The company uses point-of-sale (POS) technology by Radiant Systems, which competes with MICROS Systems, NCR and VeriFone. Customers interact with an automated ticketing machine that provides a touch screen for ticket sales, will-call retrieval and concession purchasing. It can also integrate with the theater's computer system to display feature schedules, real-time seating availability, ticket prices and credit-card authorization. The kiosks capture transaction data, which Regal can mine to learn who its most valuable customers are.
Regal's convenience strategy sounds unique, but kiosks are about to become a lot more commonplace. Customer self-service kiosks are expected to drive $3 billion in sales by 2006, according to Jupiter Research, and ticket orders lead the pack as the most common use of the devices. Kiosks put into practice the concept that convenience can lead to customer loyalty as theaters smooth out the customer experience in the lobby.

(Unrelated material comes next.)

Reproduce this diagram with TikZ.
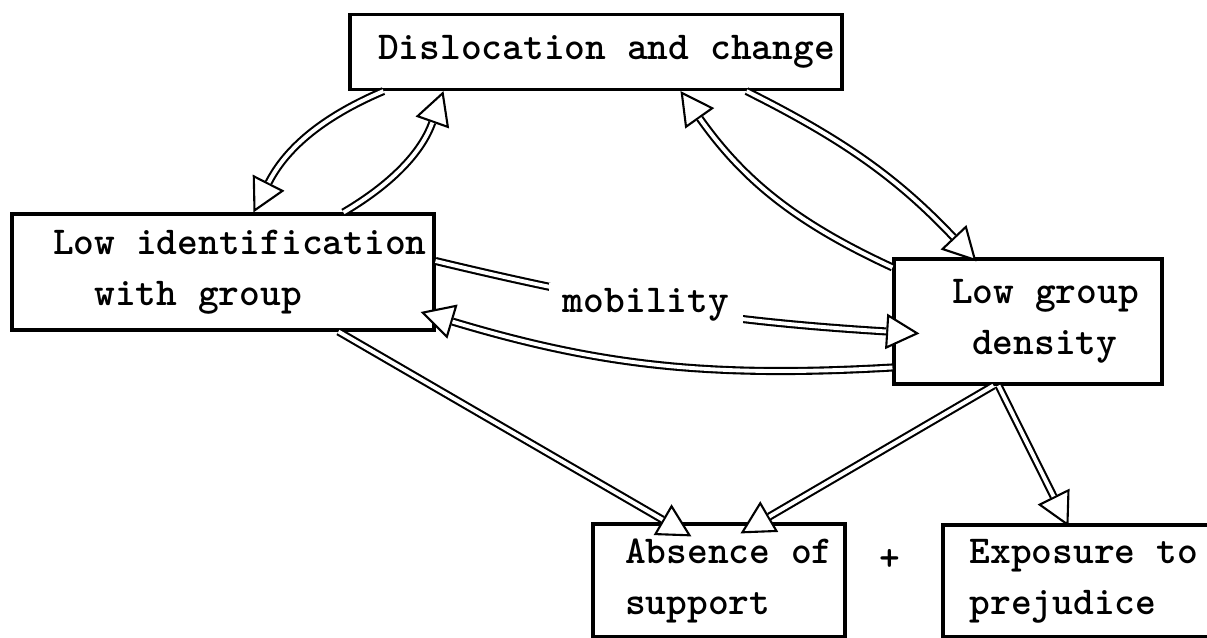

When buying tickets at the kiosk, moviegoers can order and pay for popcorn, candy and drinks. The concession stand then becomes a fulfillment center, where the patron presents a voucher and picks up snacks before proceeding into the theater. Regal Cinemas is not yet offering concession items at its kiosks, although that is being considered. But imagine what the next level of such a capability might be. With this type of technology, theaters might someday be able to stock their concessions in advance, based on the predictive modeling of movie patrons and their preferences.
The ROI: happy customers
"There is a small cost savings related to having the kiosks installed in the theaters, but right now it's primarily a customer-service initiative to relieve lobby congestion," says Westerling. He also explains that the company has incorporated kiosk technology to improve its loyalty program. "Our Regal Crown Club currently is implemented at about 30% of our locations, where patrons can buy tickets and automatically receive loyalty credits while redeeming points at the kiosk good for free concessions and ticket discounts," he says, instead of just at the box office. "By mid-2003, the technology should be implemented in 100% of our kiosk locations."
Besides efficiency, kiosks also offer a great opportunity for theaters to start a dialogue with their best customers, driving improvements in meeting customers' needs. Based on customer feedback, such a dialogue can help create a more profitable movie lineup and concession product line, and even generate opportunities for new products and services theaters could provide, such as valet parking, or hot coffee (made just the way they like it) as patrons leave the theater.